GOTA A GOTA
La demagogia
La palabra tiene una raíz griega: ‘demos’, pueblo y ‘ago’, guiado. Esto supone un guía, un conductor; una práctica política que apela a los sentimientos más elementales, los más bajos: el miedo, la envidia, el odio. Estos dirigentes, por otra parte, nunca muestran la realidad como es, sino como ellos la perciben, pero además creen que son los únicos capaces de percibirla con claridad, los únicos capaces de interpretar los deseos de las masas. Aristóteles y Platón vinculaban la demagogia con el autoritarismo. Y la temían: como una forma degenerada o impura de la democracia, en tanto que el ciudadano dejaba de ser independiente, pasando a un estado de entidad manipulada.
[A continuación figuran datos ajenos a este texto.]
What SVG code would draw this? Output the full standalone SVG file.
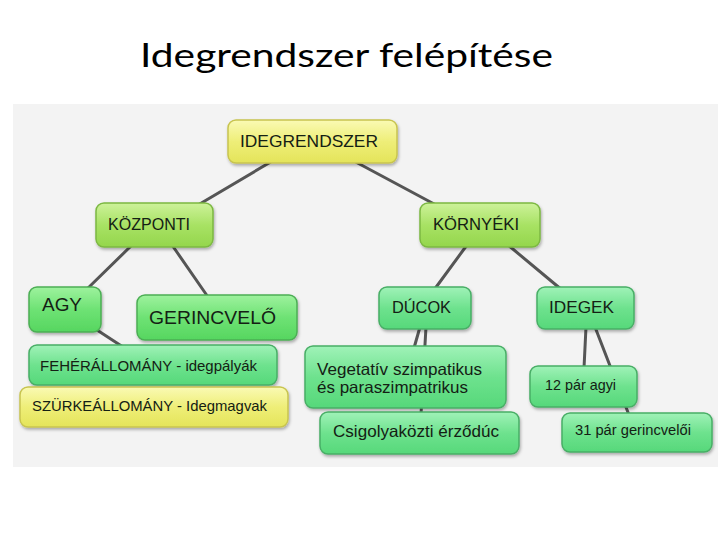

En nuestros días, un pensador como Tzvetan Todorov, que padeció el totalitarismo ruso, asocia la demagogia con el populismo, una praxis que identifica las preocupaciones de muchos y, para aliviarla propone soluciones fáciles de entender, pero imposibles de aplicar. “El populista – dice Todorov – se dirige a la multitud con la que está en contacto: un mitin en la plaza pública, los espectadores de la televisión o los oyentes de la radio”. Recluta aquí y allá a las personas menos formadas, a las de más débil conciencia crítica. Monta su clientela alrededor de personas resentidas, vencidas por las circunstancias, pero con el ánimo levantado merced a las mentiras, las promesas desconsideradas, el halago, la ilusión de dar el salto a una vida digna, que nunca llegará.
Según Todorov, lo contrario de un demagogo, sería un hombre de Estado que propone motivos para razonar y actuar.